▶ **RECORDS TO PROCESS**
════

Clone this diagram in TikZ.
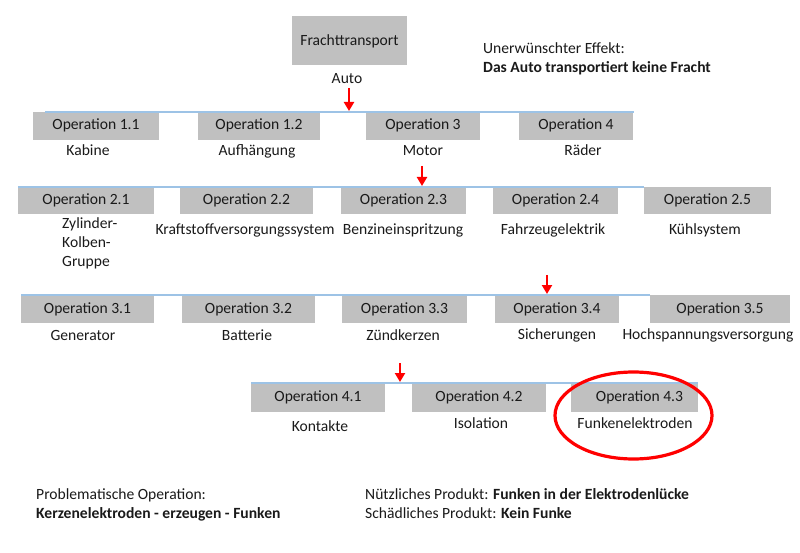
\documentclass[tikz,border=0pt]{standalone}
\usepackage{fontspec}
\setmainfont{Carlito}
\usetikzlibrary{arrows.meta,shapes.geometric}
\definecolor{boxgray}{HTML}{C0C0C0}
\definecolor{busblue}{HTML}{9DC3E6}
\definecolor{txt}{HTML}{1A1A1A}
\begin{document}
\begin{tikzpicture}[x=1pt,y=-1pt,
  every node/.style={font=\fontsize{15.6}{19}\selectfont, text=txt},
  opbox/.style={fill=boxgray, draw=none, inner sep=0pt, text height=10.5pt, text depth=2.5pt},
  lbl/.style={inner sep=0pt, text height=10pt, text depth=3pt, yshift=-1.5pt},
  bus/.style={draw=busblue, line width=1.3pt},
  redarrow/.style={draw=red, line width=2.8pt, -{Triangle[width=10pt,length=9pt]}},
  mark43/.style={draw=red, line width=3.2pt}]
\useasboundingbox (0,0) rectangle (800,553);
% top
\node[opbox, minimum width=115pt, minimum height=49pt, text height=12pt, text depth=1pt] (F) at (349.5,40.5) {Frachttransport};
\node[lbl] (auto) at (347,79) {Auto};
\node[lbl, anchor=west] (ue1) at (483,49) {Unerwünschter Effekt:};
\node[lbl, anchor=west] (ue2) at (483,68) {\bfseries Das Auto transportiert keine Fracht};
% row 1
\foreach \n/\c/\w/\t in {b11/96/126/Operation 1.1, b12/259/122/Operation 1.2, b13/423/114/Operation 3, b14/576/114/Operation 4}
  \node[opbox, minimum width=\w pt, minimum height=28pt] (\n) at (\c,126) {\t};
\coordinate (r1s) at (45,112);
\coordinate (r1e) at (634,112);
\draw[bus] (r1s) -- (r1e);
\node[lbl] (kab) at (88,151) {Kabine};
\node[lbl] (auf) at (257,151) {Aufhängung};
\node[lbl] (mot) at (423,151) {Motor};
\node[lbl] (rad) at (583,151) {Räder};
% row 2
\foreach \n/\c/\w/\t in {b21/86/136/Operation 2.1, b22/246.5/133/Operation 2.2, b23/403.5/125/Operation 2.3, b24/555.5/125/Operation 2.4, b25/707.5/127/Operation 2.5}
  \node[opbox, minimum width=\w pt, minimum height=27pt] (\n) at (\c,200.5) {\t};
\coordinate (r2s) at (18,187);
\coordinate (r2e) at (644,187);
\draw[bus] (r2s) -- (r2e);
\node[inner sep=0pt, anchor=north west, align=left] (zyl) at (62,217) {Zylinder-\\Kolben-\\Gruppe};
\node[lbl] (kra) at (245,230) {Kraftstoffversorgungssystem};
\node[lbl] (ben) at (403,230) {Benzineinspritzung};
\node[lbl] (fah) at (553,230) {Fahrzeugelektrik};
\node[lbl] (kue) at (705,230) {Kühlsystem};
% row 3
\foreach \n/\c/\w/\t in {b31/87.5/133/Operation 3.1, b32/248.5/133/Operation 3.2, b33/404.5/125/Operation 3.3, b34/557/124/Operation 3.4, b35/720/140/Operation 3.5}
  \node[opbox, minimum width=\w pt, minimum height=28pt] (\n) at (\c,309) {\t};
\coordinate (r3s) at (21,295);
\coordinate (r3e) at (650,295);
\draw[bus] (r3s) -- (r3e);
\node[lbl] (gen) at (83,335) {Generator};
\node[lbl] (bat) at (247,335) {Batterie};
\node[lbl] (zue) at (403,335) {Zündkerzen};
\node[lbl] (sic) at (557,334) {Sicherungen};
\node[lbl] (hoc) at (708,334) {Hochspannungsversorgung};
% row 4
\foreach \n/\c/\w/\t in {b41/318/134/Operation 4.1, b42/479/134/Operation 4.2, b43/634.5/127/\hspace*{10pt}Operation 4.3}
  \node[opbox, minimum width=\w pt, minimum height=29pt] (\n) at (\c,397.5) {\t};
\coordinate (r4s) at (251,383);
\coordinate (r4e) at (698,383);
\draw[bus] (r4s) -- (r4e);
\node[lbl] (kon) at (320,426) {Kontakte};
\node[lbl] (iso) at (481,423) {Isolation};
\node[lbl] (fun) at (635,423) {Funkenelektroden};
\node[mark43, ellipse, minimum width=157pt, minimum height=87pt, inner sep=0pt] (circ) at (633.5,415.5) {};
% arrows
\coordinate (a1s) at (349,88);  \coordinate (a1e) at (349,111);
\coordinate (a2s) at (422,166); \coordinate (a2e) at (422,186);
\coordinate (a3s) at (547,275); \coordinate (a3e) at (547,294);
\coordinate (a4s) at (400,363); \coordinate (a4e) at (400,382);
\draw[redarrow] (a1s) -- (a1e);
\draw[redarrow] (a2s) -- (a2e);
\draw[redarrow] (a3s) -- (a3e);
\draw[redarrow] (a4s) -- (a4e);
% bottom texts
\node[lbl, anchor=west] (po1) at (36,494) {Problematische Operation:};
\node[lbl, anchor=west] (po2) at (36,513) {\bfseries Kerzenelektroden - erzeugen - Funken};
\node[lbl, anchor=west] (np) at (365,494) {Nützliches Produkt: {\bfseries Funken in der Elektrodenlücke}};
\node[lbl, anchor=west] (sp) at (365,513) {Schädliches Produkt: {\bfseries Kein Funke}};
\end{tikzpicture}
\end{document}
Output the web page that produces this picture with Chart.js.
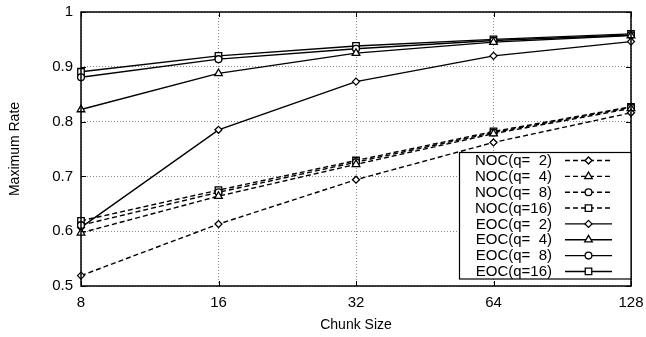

════

▶ **WHAT TO WORK ON**
Reproduce all of the data exactly, omitting each picture it holds.

▶ **SOLVED EXERCISE**
Clone this diagram in TikZ.
\documentclass[tikz,border=0pt]{standalone}
\usepackage{fontspec}
\setmainfont{Carlito}
\usetikzlibrary{arrows.meta,shapes.geometric}
\definecolor{boxgray}{HTML}{C0C0C0}
\definecolor{busblue}{HTML}{9DC3E6}
\definecolor{txt}{HTML}{1A1A1A}
\begin{document}
\begin{tikzpicture}[x=1pt,y=-1pt,
  every node/.style={font=\fontsize{15.6}{19}\selectfont, text=txt},
  opbox/.style={fill=boxgray, draw=none, inner sep=0pt, text height=10.5pt, text depth=2.5pt},
  lbl/.style={inner sep=0pt, text height=10pt, text depth=3pt, yshift=-1.5pt},
  bus/.style={draw=busblue, line width=1.3pt},
  redarrow/.style={draw=red, line width=2.8pt, -{Triangle[width=10pt,length=9pt]}},
  mark43/.style={draw=red, line width=3.2pt}]
\useasboundingbox (0,0) rectangle (800,553);
% top
\node[opbox, minimum width=115pt, minimum height=49pt, text height=12pt, text depth=1pt] (F) at (349.5,40.5) {Frachttransport};
\node[lbl] (auto) at (347,79) {Auto};
\node[lbl, anchor=west] (ue1) at (483,49) {Unerwünschter Effekt:};
\node[lbl, anchor=west] (ue2) at (483,68) {\bfseries Das Auto transportiert keine Fracht};
% row 1
\foreach \n/\c/\w/\t in {b11/96/126/Operation 1.1, b12/259/122/Operation 1.2, b13/423/114/Operation 3, b14/576/114/Operation 4}
  \node[opbox, minimum width=\w pt, minimum height=28pt] (\n) at (\c,126) {\t};
\coordinate (r1s) at (45,112);
\coordinate (r1e) at (634,112);
\draw[bus] (r1s) -- (r1e);
\node[lbl] (kab) at (88,151) {Kabine};
\node[lbl] (auf) at (257,151) {Aufhängung};
\node[lbl] (mot) at (423,151) {Motor};
\node[lbl] (rad) at (583,151) {Räder};
% row 2
\foreach \n/\c/\w/\t in {b21/86/136/Operation 2.1, b22/246.5/133/Operation 2.2, b23/403.5/125/Operation 2.3, b24/555.5/125/Operation 2.4, b25/707.5/127/Operation 2.5}
  \node[opbox, minimum width=\w pt, minimum height=27pt] (\n) at (\c,200.5) {\t};
\coordinate (r2s) at (18,187);
\coordinate (r2e) at (644,187);
\draw[bus] (r2s) -- (r2e);
\node[inner sep=0pt, anchor=north west, align=left] (zyl) at (62,217) {Zylinder-\\Kolben-\\Gruppe};
\node[lbl] (kra) at (245,230) {Kraftstoffversorgungssystem};
\node[lbl] (ben) at (403,230) {Benzineinspritzung};
\node[lbl] (fah) at (553,230) {Fahrzeugelektrik};
\node[lbl] (kue) at (705,230) {Kühlsystem};
% row 3
\foreach \n/\c/\w/\t in {b31/87.5/133/Operation 3.1, b32/248.5/133/Operation 3.2, b33/404.5/125/Operation 3.3, b34/557/124/Operation 3.4, b35/720/140/Operation 3.5}
  \node[opbox, minimum width=\w pt, minimum height=28pt] (\n) at (\c,309) {\t};
\coordinate (r3s) at (21,295);
\coordinate (r3e) at (650,295);
\draw[bus] (r3s) -- (r3e);
\node[lbl] (gen) at (83,335) {Generator};
\node[lbl] (bat) at (247,335) {Batterie};
\node[lbl] (zue) at (403,335) {Zündkerzen};
\node[lbl] (sic) at (557,334) {Sicherungen};
\node[lbl] (hoc) at (708,334) {Hochspannungsversorgung};
% row 4
\foreach \n/\c/\w/\t in {b41/318/134/Operation 4.1, b42/479/134/Operation 4.2, b43/634.5/127/\hspace*{10pt}Operation 4.3}
  \node[opbox, minimum width=\w pt, minimum height=29pt] (\n) at (\c,397.5) {\t};
\coordinate (r4s) at (251,383);
\coordinate (r4e) at (698,383);
\draw[bus] (r4s) -- (r4e);
\node[lbl] (kon) at (320,426) {Kontakte};
\node[lbl] (iso) at (481,423) {Isolation};
\node[lbl] (fun) at (635,423) {Funkenelektroden};
\node[mark43, ellipse, minimum width=157pt, minimum height=87pt, inner sep=0pt] (circ) at (633.5,415.5) {};
% arrows
\coordinate (a1s) at (349,88);  \coordinate (a1e) at (349,111);
\coordinate (a2s) at (422,166); \coordinate (a2e) at (422,186);
\coordinate (a3s) at (547,275); \coordinate (a3e) at (547,294);
\coordinate (a4s) at (400,363); \coordinate (a4e) at (400,382);
\draw[redarrow] (a1s) -- (a1e);
\draw[redarrow] (a2s) -- (a2e);
\draw[redarrow] (a3s) -- (a3e);
\draw[redarrow] (a4s) -- (a4e);
% bottom texts
\node[lbl, anchor=west] (po1) at (36,494) {Problematische Operation:};
\node[lbl, anchor=west] (po2) at (36,513) {\bfseries Kerzenelektroden - erzeugen - Funken};
\node[lbl, anchor=west] (np) at (365,494) {Nützliches Produkt: {\bfseries Funken in der Elektrodenlücke}};
\node[lbl, anchor=west] (sp) at (365,513) {Schädliches Produkt: {\bfseries Kein Funke}};
\end{tikzpicture}
\end{document}
Output the web page that produces this picture with Chart.js.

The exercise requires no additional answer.